As Yellen makes Fed debut, expect theater, not fireworks

Sun Feb 9, 2014 7:17am EST

Janet Yellen, President Barack Obama's nominee to lead the U.S. Federal Reserve, testifies at her U.S. Senate Banking Committee confirmation hearing in Washington November 14, 2013. REUTERS/Jason Reed

Janet Yellen, President Barack Obama's nominee to lead the U.S. Federal Reserve, testifies at her U.S. Senate Banking Committee confirmation hearing in Washington November 14, 2013.

Credit: Reuters/Jason Reed

(Reuters) - Janet Yellen's first test as chair of the Federal Reserve comes on Tuesday when she faces U.S. lawmakers, some hostile to the central bank, who will want to know how committed she is to winding down the Fed's support for the economy.

With the world's financial markets watching, Yellen, who succeeded Ben Bernanke last week, will have a chance to set a mostly upbeat tone and point to signs of steady economic progress, despite some recent bumps in the road.

The Fed has embarked on perhaps its most difficult policy shift after five years of ultra-easy money. It has begun scaling back its bond-buying stimulus, but at a measured pace that could frustrate some Republicans who think the program is reckless.

Those concerns will be aired on Tuesday, when Yellen appears before the Republican-controlled House Financial Services Committee to testify on the Fed's semiannual monetary policy report. Her testimony will be released at 8:30 a.m., although the hearing does not begin until 10 a.m.

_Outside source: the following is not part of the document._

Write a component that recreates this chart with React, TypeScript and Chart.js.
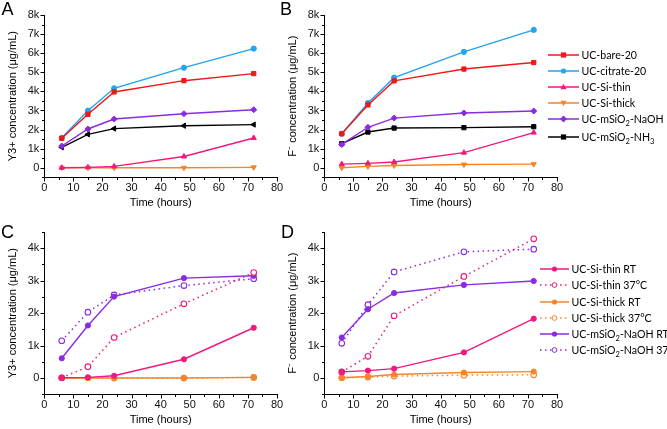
import React, { useEffect, useRef } from 'react';
import { Chart, registerables } from 'chart.js';
Chart.register(...registerables);

// ---------- DATA ----------
const TIME = [6, 15, 24, 48, 72];
const X_TICKS = [0, 10, 20, 30, 40, 50, 60, 70, 80];

// Panel A: Y3+ concentration (µg/mL)
const A_BARE = [1540, 2800, 3970, 4560, 4930];
const A_CITRATE = [1570, 2990, 4160, 5240, 6240];
const A_SI_THIN = [0, 20, 70, 590, 1560];
const A_SI_THICK = [0, 0, 0, 0, 20];
const A_NAOH = [1140, 2030, 2550, 2830, 3040];
const A_NH3 = [1070, 1750, 2050, 2200, 2260];

// Panel B: F- concentration (µg/mL)
const B_BARE = [1780, 3290, 4550, 5170, 5510];
const B_CITRATE = [1780, 3390, 4720, 6070, 7220];
const B_SI_THIN = [190, 230, 300, 790, 1840];
const B_SI_THICK = [0, 70, 120, 170, 190];
const B_NAOH = [1220, 2120, 2600, 2870, 2970];
const B_NH3 = [1260, 1870, 2080, 2100, 2150];

// Panel C: Y3+ RT vs 37°C
const C_THIN_RT = [10, 20, 70, 580, 1550];
const C_THIN_37 = [10, 350, 1250, 2290, 3250];
const C_THICK_RT = [0, 0, 0, 0, 20];
const C_THICK_37 = [10, 10, 0, 0, 20];
const C_NAOH_RT = [610, 1620, 2510, 3080, 3150];
const C_NAOH_37 = [1150, 2030, 2560, 2850, 3060];

// Panel D: F- RT vs 37°C
const D_THIN_RT = [190, 230, 290, 790, 1830];
const D_THIN_37 = [190, 670, 1920, 3130, 4290];
const D_THICK_RT = [10, 50, 110, 170, 200];
const D_THICK_37 = [10, 30, 60, 90, 100];
const D_NAOH_RT = [1250, 2120, 2620, 2870, 2990];
const D_NAOH_37 = [1070, 2260, 3270, 3890, 3970];

// ---------- STYLE ----------
const RED = '#F01818';
const BLUE = '#22A4F0';
const PINK = '#F0197D';
const ORANGE = '#F5852A';
const PURPLE = '#8A2BE2';
const BLACK = '#000000';
const AXIS_FONT = "'Liberation Sans', Arial, sans-serif";
const LEGEND_FONT = "Lato, 'Liberation Sans', sans-serif";

Chart.defaults.font.family = AXIS_FONT;
Chart.defaults.color = '#000';

const pts = (ys: number[]) => TIME.map((t, i) => ({ x: t, y: ys[i] }));

function solid(label: string, ys: number[], color: string, pointStyle: string, rotation = 0, radius = 3) {
  return {
    label,
    data: pts(ys),
    borderColor: color,
    backgroundColor: color,
    pointBackgroundColor: color,
    pointBorderColor: color,
    pointStyle,
    pointRotation: rotation,
    pointRadius: radius,
    pointBorderWidth: 1,
    borderWidth: 1.4,
    tension: 0,
  };
}

function dotted(label: string, ys: number[], color: string) {
  return {
    label,
    data: pts(ys),
    borderColor: color,
    backgroundColor: '#fff',
    pointBackgroundColor: '#fff',
    pointBorderColor: color,
    pointStyle: 'circle',
    pointRadius: 2.8,
    pointBorderWidth: 1.1,
    borderWidth: 1.5,
    borderDash: [1.5, 3.5],
    tension: 0,
  };
}

const axesPlugin = {
  id: 'originAxes',
  beforeDatasetsDraw(chart: any) {
    const { ctx, chartArea, scales } = chart;
    const x = scales.x;
    const y = scales.y;
    const L = Math.round(chartArea.left) + 0.5;
    const B = Math.round(chartArea.bottom) + 0.5;
    ctx.save();
    ctx.strokeStyle = '#000';
    ctx.lineWidth = 1;
    ctx.beginPath();
    ctx.moveTo(L, Math.round(chartArea.top));
    ctx.lineTo(L, B);
    ctx.lineTo(Math.round(chartArea.right) + 1, B);
    y.ticks.forEach((t: any) => {
      const py = Math.round(y.getPixelForValue(t.value)) + 0.5;
      const len = t.value % 1000 === 0 ? 4 : 2.5;
      ctx.moveTo(L - len, py);
      ctx.lineTo(L, py);
    });
    x.ticks.forEach((t: any) => {
      const px = Math.round(x.getPixelForValue(t.value)) + 0.5;
      const len = X_TICKS.includes(t.value) ? 4 : 2.5;
      ctx.moveTo(px, B);
      ctx.lineTo(px, B + len);
    });
    ctx.stroke();
    ctx.restore();
  },
};

function options(yMax: number, yTitle: string) {
  return {
    responsive: false,
    animation: false,
    events: [],
    layout: { padding: { left: 5, top: 15, right: 13, bottom: 0 } },
    plugins: { legend: { display: false }, tooltip: { enabled: false } },
    scales: {
      x: {
        type: 'linear',
        min: 0,
        max: 80,
        ticks: {
          stepSize: 5,
          autoSkip: false,
          maxRotation: 0,
          padding: 4,
          font: { size: 11 },
          color: '#111',
          callback: (v: number) => (X_TICKS.includes(v) ? String(v) : ''),
        },
        grid: { display: false, drawTicks: false },
        border: { display: false },
        title: { display: true, text: 'Time (hours)', font: { size: 11 }, color: '#000', padding: { top: 0, bottom: 2 } },
        afterFit: (s: any) => { s.height = 34.7; },
      },
      y: {
        type: 'linear',
        min: -500,
        max: yMax,
        ticks: {
          stepSize: 500,
          autoSkip: false,
          padding: 5,
          font: { size: 11 },
          color: '#111',
          callback: (v: number) => (v >= 0 && v % 1000 === 0 ? (v === 0 ? '0' : v / 1000 + 'k') : ''),
        },
        grid: { display: false, drawTicks: false },
        border: { display: false },
        title: { display: true, text: yTitle, font: { size: 11 }, color: '#000', padding: { top: 1, bottom: 0 } },
        afterFit: (s: any) => { s.width = 39.3; },
      },
    },
  };
}

function Panel({ left, top, datasets, yMax, yTitle }: any) {
  const ref = useRef<HTMLCanvasElement>(null);
  useEffect(() => {
    const chart = new Chart(ref.current as HTMLCanvasElement, {
      type: 'line',
      data: { datasets },
      options: options(yMax, yTitle) as any,
      plugins: [axesPlugin],
    } as any);
    return () => chart.destroy();
  }, []);
  return (
    <canvas
      ref={ref}
      width={290}
      height={212}
      style={{ position: 'absolute', left, top, width: 290, height: 212 }}
    />
  );
}

function Marker({ shape, color, cx, cy }: any) {
  const r = 2.6;
  if (shape === 'rect') return <rect x={cx - r} y={cy - r} width={2 * r} height={2 * r} fill={color} />;
  if (shape === 'circle') return <circle cx={cx} cy={cy} r={r} fill={color} />;
  if (shape === 'open') return <circle cx={cx} cy={cy} r={2.4} fill="#fff" stroke={color} strokeWidth={1} />;
  if (shape === 'tri') return <polygon points={`${cx},${cy - 3.2} ${cx + 3},${cy + 2.2} ${cx - 3},${cy + 2.2}`} fill={color} />;
  if (shape === 'itri') return <polygon points={`${cx},${cy + 3.2} ${cx + 3},${cy - 2.2} ${cx - 3},${cy - 2.2}`} fill={color} />;
  if (shape === 'diamond') return <polygon points={`${cx},${cy - 3.4} ${cx + 3.4},${cy} ${cx},${cy + 3.4} ${cx - 3.4},${cy}`} fill={color} />;
  return null;
}

function LegendRow({ x, y, w, textX, color, shape, dashed, children }: any) {
  return (
    <>
      <svg
        width={w}
        height={10}
        style={{ position: 'absolute', left: x, top: y - 5, overflow: 'visible' }}
      >
        <line
          x1={0}
          y1={5}
          x2={w}
          y2={5}
          stroke={color}
          strokeWidth={1.5}
          strokeDasharray={dashed ? '1.5 3.5' : undefined}
        />
        <Marker shape={shape} color={color} cx={w / 2} cy={5} />
      </svg>
      <div
        style={{
          position: 'absolute',
          left: textX,
          top: y - 8,
          height: 16,
          lineHeight: '16px',
          fontFamily: LEGEND_FONT,
          fontSize: 10.6,
          color: '#000',
          whiteSpace: 'nowrap',
        }}
      >
        {children}
      </div>
    </>
  );
}

const Sub = ({ children }: any) => (
  <sub style={{ fontSize: 7.5, lineHeight: 0, verticalAlign: -3 }}>{children}</sub>
);

const letterStyle = (left: number, top: number): React.CSSProperties => ({
  position: 'absolute',
  left,
  top,
  fontFamily: AXIS_FONT,
  fontSize: 18,
  lineHeight: '18px',
  color: '#000',
});

export default function App() {
  const dsA = [
    solid('UC-bare-20', A_BARE, RED, 'rect'),
    solid('UC-citrate-20', A_CITRATE, BLUE, 'circle', 0, 2.6),
    solid('UC-Si-thin', A_SI_THIN, PINK, 'triangle', 0, 3),
    solid('UC-Si-thick', A_SI_THICK, ORANGE, 'triangle', 180, 3),
    solid('UC-mSiO2-NaOH', A_NAOH, PURPLE, 'rectRot', 0, 3),
    solid('UC-mSiO2-NH3', A_NH3, BLACK, 'triangle', -90, 3),
  ];
  const dsB = [
    solid('UC-bare-20', B_BARE, RED, 'rect'),
    solid('UC-citrate-20', B_CITRATE, BLUE, 'circle', 0, 2.6),
    solid('UC-Si-thin', B_SI_THIN, PINK, 'triangle', 0, 3),
    solid('UC-Si-thick', B_SI_THICK, ORANGE, 'triangle', 180, 3),
    solid('UC-mSiO2-NaOH', B_NAOH, PURPLE, 'rectRot', 0, 3),
    solid('UC-mSiO2-NH3', B_NH3, BLACK, 'rect'),
  ];
  const dsC = [
    solid('UC-Si-thin RT', C_THIN_RT, PINK, 'circle', 0, 2.6),
    dotted('UC-Si-thin 37°C', C_THIN_37, PINK),
    solid('UC-Si-thick RT', C_THICK_RT, ORANGE, 'circle', 0, 2.6),
    dotted('UC-Si-thick 37°C', C_THICK_37, ORANGE),
    solid('UC-mSiO2-NaOH RT', C_NAOH_RT, PURPLE, 'circle', 0, 2.6),
    dotted('UC-mSiO2-NaOH 37°C', C_NAOH_37, PURPLE),
  ];
  const dsD = [
    solid('UC-Si-thin RT', D_THIN_RT, PINK, 'circle', 0, 2.6),
    dotted('UC-Si-thin 37°C', D_THIN_37, PINK),
    solid('UC-Si-thick RT', D_THICK_RT, ORANGE, 'circle', 0, 2.6),
    dotted('UC-Si-thick 37°C', D_THICK_37, ORANGE),
    solid('UC-mSiO2-NaOH RT', D_NAOH_RT, PURPLE, 'circle', 0, 2.6),
    dotted('UC-mSiO2-NaOH 37°C', D_NAOH_37, PURPLE),
  ];

  const bx = 548, bw = 31, btx = 581.5;
  const dx = 539.5, dw = 29, dtx = 571.5;

  return (
    <div
      style={{
        position: 'fixed',
        left: 0,
        top: 0,
        width: 667,
        height: 429,
        overflow: 'hidden',
        background: '#fff',
      }}
    >
      <Panel left={0} top={0} datasets={dsA} yMax={8000} yTitle="Y3+ concentration (μg/mL)" />
      <Panel left={280} top={0} datasets={dsB} yMax={8000} yTitle="F⁻ concentration (μg/mL)" />
      <Panel left={0} top={216.7} datasets={dsC} yMax={4500} yTitle="Y3+ concentration (μg/mL)" />
      <Panel left={280} top={216.7} datasets={dsD} yMax={4500} yTitle="F⁻ concentration (μg/mL)" />

      <div style={letterStyle(1.5, 0)}>A</div>
      <div style={letterStyle(280, -0.5)}>B</div>
      <div style={letterStyle(1, 222.6)}>C</div>
      <div style={letterStyle(281, 222.6)}>D</div>

      <LegendRow x={bx} y={55} w={bw} textX={btx} color={RED} shape="rect">UC-bare-20</LegendRow>
      <LegendRow x={bx} y={71} w={bw} textX={btx} color={BLUE} shape="circle">UC-citrate-20</LegendRow>
      <LegendRow x={bx} y={87} w={bw} textX={btx} color={PINK} shape="tri">UC-Si-thin</LegendRow>
      <LegendRow x={bx} y={103} w={bw} textX={btx} color={ORANGE} shape="itri">UC-Si-thick</LegendRow>
      <LegendRow x={bx} y={119} w={bw} textX={btx} color={PURPLE} shape="diamond">
        UC-mSiO<Sub>2</Sub>-NaOH
      </LegendRow>
      <LegendRow x={bx} y={137} w={bw} textX={btx} color={BLACK} shape="rect">
        UC-mSiO<Sub>2</Sub>-NH<Sub>3</Sub>
      </LegendRow>

      <LegendRow x={dx} y={269.3} w={dw} textX={dtx} color={PINK} shape="circle">UC-Si-thin RT</LegendRow>
      <LegendRow x={dx} y={285.3} w={dw} textX={dtx} color={PINK} shape="open" dashed>UC-Si-thin 37°C</LegendRow>
      <LegendRow x={dx} y={301.5} w={dw} textX={dtx} color={ORANGE} shape="circle">UC-Si-thick RT</LegendRow>
      <LegendRow x={dx} y={317.5} w={dw} textX={dtx} color={ORANGE} shape="open" dashed>UC-Si-thick 37°C</LegendRow>
      <LegendRow x={dx} y={333.5} w={dw} textX={dtx} color={PURPLE} shape="circle">
        UC-mSiO<Sub>2</Sub>-NaOH RT
      </LegendRow>
      <LegendRow x={dx} y={350} w={dw} textX={dtx} color={PURPLE} shape="open" dashed>
        UC-mSiO<Sub>2</Sub>-NaOH 37°C
      </LegendRow>
    </div>
  );
}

She testifies to the Democrat-controlled Senate Banking Committee on Thursday.

The Fed has trimmed its asset purchases twice since December, encouraged by momentum in the economy late last year. But two months of weak U.S. jobs growth, a slump in manufacturing and a recent selloff in emerging markets now complicate things for the new Fed chief.

Yellen, the former Fed vice chair who is the first woman to run the central bank in its 100-year history, is expected to calmly point to a longer-term trend toward improvement in the labor market and to low but stable inflation as reasons for cautious optimism and for steady reductions in the stimulus.

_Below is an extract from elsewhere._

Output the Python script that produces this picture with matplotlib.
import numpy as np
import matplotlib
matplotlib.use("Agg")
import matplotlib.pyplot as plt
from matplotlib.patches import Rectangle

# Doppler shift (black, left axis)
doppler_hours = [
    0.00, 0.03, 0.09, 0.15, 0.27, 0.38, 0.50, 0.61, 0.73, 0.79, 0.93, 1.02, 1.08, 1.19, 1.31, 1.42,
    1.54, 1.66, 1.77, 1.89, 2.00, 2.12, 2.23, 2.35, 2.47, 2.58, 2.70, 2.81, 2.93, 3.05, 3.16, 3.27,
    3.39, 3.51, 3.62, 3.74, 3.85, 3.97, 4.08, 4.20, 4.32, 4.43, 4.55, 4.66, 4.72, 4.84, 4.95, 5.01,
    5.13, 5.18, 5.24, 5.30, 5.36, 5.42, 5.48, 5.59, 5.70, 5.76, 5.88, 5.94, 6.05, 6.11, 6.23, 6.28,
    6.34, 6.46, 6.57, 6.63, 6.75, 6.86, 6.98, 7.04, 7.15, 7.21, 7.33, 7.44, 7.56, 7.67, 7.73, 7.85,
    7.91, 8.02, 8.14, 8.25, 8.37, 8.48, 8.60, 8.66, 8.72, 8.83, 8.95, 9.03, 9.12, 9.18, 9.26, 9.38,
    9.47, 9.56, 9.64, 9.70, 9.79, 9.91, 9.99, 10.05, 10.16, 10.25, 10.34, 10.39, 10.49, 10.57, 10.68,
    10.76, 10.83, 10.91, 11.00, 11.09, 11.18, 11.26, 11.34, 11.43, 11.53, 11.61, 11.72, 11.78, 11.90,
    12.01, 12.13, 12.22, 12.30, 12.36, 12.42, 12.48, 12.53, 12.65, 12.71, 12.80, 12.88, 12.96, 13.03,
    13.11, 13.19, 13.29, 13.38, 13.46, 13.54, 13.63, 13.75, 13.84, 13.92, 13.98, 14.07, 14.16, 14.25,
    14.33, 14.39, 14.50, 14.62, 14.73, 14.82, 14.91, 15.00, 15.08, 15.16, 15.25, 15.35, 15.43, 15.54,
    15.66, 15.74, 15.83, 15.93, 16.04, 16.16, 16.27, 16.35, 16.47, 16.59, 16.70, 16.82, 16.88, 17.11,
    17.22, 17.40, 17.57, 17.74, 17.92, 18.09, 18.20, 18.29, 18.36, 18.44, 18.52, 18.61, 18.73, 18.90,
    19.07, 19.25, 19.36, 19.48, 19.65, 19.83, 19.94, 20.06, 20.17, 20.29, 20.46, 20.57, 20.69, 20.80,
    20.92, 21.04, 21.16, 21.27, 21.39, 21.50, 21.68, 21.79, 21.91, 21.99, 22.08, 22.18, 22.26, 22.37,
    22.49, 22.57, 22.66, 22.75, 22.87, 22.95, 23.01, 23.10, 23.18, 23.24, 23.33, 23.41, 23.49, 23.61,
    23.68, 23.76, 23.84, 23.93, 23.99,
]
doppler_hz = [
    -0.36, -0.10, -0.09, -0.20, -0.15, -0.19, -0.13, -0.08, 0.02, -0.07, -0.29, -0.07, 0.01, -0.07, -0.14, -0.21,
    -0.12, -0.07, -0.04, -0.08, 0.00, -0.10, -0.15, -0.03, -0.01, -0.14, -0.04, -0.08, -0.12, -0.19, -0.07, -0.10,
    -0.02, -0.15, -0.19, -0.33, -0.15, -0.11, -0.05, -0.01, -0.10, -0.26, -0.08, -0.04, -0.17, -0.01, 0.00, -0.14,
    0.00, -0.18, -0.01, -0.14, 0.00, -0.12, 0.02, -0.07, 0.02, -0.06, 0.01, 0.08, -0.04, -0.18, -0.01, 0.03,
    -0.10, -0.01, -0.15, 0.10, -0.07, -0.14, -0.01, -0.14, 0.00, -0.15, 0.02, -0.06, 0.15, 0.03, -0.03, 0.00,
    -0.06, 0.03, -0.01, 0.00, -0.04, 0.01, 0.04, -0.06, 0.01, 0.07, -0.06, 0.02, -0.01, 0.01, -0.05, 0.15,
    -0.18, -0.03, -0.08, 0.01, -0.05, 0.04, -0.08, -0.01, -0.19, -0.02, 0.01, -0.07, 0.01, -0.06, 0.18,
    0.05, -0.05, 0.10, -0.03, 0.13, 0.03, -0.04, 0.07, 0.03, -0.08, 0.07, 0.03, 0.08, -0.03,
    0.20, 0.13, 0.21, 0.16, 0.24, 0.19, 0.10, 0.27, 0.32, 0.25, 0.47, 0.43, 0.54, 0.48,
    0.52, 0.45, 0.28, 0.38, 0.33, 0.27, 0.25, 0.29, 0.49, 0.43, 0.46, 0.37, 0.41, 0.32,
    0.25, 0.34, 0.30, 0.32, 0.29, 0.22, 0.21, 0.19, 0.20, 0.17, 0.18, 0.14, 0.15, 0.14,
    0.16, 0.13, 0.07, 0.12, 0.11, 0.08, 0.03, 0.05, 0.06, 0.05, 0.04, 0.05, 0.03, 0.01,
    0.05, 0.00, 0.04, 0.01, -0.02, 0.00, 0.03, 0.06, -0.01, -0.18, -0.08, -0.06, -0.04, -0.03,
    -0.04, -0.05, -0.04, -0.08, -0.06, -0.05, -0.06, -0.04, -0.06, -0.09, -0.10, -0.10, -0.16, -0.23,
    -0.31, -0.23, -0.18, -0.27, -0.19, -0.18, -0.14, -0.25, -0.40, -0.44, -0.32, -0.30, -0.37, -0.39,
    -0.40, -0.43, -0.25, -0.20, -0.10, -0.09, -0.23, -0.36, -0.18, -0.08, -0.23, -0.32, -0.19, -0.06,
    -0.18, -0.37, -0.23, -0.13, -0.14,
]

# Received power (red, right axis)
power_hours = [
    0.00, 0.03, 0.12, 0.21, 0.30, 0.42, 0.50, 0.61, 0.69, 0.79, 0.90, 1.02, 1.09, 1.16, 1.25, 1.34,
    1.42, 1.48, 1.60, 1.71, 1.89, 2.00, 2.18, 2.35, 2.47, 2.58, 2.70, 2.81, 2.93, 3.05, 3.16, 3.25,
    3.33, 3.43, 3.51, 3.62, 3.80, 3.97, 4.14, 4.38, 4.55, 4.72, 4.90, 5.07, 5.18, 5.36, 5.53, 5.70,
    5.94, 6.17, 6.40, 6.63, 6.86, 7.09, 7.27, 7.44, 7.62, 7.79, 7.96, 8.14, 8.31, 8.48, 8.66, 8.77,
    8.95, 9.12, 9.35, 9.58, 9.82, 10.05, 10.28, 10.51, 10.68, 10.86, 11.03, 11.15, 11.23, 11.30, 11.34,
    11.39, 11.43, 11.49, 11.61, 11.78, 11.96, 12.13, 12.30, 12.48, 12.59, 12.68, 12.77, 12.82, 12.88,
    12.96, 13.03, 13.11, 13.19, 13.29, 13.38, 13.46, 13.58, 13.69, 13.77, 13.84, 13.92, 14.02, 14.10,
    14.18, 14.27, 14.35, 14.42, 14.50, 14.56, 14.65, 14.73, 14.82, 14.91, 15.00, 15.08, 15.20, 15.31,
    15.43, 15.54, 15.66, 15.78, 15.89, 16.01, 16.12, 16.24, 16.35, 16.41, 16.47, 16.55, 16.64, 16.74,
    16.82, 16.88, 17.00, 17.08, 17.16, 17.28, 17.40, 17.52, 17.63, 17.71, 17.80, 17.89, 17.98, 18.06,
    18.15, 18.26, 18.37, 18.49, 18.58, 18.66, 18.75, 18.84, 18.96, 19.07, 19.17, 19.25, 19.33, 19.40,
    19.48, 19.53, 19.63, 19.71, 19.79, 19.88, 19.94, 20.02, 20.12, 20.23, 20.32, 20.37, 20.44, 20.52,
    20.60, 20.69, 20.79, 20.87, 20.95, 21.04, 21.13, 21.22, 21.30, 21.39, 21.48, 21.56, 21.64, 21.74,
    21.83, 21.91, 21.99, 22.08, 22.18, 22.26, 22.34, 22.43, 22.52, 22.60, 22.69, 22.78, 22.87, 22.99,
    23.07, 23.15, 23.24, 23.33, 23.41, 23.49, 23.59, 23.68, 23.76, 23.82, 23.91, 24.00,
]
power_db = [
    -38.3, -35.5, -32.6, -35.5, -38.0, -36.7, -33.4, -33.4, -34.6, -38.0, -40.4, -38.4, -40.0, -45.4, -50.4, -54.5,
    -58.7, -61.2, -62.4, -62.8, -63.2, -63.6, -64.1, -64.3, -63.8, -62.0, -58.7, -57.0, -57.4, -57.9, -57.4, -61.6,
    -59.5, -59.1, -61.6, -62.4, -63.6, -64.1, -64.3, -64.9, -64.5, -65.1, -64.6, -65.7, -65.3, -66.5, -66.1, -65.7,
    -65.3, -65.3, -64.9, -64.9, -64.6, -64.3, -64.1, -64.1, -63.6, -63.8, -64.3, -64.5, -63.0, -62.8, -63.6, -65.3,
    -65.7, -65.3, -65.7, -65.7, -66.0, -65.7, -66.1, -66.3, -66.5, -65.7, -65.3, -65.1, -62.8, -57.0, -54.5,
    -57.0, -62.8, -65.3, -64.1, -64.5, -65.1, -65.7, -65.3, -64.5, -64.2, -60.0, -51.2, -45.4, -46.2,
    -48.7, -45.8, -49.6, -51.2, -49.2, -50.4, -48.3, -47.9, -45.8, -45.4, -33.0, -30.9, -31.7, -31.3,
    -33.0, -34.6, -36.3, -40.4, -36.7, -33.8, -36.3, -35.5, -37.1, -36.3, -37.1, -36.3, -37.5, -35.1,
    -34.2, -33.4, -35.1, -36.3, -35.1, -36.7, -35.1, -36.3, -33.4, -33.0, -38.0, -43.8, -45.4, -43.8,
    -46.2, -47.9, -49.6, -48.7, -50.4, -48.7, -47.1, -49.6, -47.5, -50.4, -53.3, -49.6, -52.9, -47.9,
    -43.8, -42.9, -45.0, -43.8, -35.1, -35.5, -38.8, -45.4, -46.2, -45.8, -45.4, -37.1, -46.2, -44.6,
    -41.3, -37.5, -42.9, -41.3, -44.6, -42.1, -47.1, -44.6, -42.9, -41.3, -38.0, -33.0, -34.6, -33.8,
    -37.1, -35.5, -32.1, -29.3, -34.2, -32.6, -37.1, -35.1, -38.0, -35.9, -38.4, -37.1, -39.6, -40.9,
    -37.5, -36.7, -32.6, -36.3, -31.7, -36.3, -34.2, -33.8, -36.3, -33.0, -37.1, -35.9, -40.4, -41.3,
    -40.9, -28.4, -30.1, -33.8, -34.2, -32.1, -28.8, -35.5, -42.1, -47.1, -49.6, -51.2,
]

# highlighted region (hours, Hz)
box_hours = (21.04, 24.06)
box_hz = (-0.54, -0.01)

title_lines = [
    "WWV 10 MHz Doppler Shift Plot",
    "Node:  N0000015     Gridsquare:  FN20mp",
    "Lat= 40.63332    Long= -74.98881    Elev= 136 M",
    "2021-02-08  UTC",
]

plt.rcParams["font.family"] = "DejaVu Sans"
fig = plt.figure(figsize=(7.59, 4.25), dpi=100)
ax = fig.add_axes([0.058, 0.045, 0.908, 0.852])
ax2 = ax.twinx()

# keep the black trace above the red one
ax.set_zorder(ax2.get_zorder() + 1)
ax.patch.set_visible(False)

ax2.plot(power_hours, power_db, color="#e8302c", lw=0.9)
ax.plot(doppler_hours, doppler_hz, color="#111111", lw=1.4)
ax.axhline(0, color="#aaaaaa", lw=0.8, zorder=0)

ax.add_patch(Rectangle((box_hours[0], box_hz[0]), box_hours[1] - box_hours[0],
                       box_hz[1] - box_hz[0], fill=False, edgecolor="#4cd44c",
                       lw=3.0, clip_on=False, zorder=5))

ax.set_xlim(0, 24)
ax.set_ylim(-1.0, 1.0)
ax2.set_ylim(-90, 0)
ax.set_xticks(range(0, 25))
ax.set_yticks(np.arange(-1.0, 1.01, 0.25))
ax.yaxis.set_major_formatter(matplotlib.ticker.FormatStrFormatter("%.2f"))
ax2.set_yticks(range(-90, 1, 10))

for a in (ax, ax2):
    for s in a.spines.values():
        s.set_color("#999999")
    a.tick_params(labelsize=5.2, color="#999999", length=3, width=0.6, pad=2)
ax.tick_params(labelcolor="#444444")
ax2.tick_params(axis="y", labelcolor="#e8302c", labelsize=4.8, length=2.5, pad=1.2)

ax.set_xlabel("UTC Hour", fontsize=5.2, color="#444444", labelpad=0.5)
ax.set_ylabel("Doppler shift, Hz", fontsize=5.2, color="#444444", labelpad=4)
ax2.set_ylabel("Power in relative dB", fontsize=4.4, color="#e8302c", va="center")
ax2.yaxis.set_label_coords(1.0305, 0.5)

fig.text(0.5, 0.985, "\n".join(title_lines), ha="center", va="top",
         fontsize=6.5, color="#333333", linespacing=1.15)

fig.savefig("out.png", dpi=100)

Long concerned with the pain the 2007-2009 recession caused for American workers, she will also probably stress that near-zero interest rates will not be raised any time soon.

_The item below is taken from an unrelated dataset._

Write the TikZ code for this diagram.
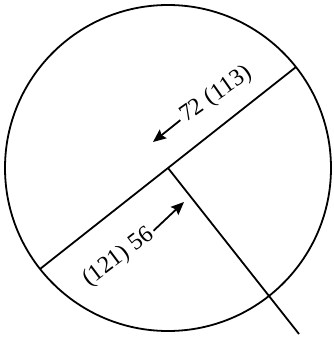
\documentclass[tikz,border=0pt]{standalone}
\usepackage{fontspec}
\setmainfont{Liberation Serif}
\usetikzlibrary{arrows.meta}
\begin{document}
\begin{tikzpicture}[x=1pt,y=-1pt,
  edge/.style={line width=1.8pt},
  lbl/.style={font=\fontsize{24}{28}\selectfont, inner sep=0pt},
  arr/.style={line width=1.8pt, shorten <=3pt, -{Stealth[length=13pt,width=11pt,inset=2pt]}}]
\useasboundingbox (0,0) rectangle (333,337);
\coordinate (cen) at (168,168);
\coordinate (d1) at (296,67);
\coordinate (d2) at (40,269);
\coordinate (pend) at (299,334);
\draw[edge] (cen) circle[radius=163pt];
\draw[edge] (d1) -- (d2);
\draw[edge] (cen) -- (pend);
\node[lbl, rotate=35, anchor=base west] (l1) at (186,123) {72 (113)};
\node[lbl, rotate=37, anchor=base west] (l2) at (89,287) {(121) 56};
\coordinate (t1) at (153,142);
\coordinate (t2) at (184,202);
\draw[arr] (l1.west) -- (t1);
\draw[arr] (l2.east) -- (t2);
\end{tikzpicture}
\end{document}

"I don't think there's anything she's not going to be ready for," said Paul Ashworth, chief North American economist at research firm Capital Economics.

"These are sometimes political theater," he added. "It's a mid-term election year ... so you are going to get some grandstanding from both sides."

REPUBLICANS VS FED

Underlining Republican unease with the Fed's aggressive response to the financial crisis and recession, the House panel invited witnesses to react to Yellen's testimony immediately afterward. Three of the four are critics of the bond-buying program, including Stanford University's John Taylor.

Conservatives worry the years of near-zero interest rates and trillions of dollars in money-printing risk weakening the U.S. dollar, while setting the stage for asset price bubbles and an explosion in inflation.

Jeb Hensarling, chairman of the House committee, has been holding hearings on the asset purchases, which are currently running at $65 billion per month. In the Senate, fellow Republican Rand Paul wants to establish audits of the Fed's policy deliberations - a notion Bernanke and others have slammed as a threat to central bank independence from politics.

Committee Republicans said they want Yellen to give details on how she will balance the Fed's responsibilities to keep inflation in check while pushing for full employment.

"I'm sure she'll be hearing questions on the lack of effective monetary policy and the impact going forward," said Rep. Scott Garrett, the Republican chairman of the Financial Services' capital markets subcommittee.

Another Republican panel member, Rep. Shelley Moore Capito, said Yellen must do more to help senior citizens build safe investment returns. "No one can create any wealth with interest rates squashed as they are," she said.

PARSING HER WORDS

For all the criticism, most economists blame Congress for slowing the U.S. recovery from recession with cuts to government spending, tax increases and a series of budget battles that tested investors' confidence in the United States.

Frustrated with the recovery, the Fed has launched three rounds of asset purchases, swelling its balance sheet to more than $4 trillion. If the labor market doesn't stumble badly and inflation doesn't weaken, the Fed aims to shelve the purchases by year end and will likely raise rates sometime next year.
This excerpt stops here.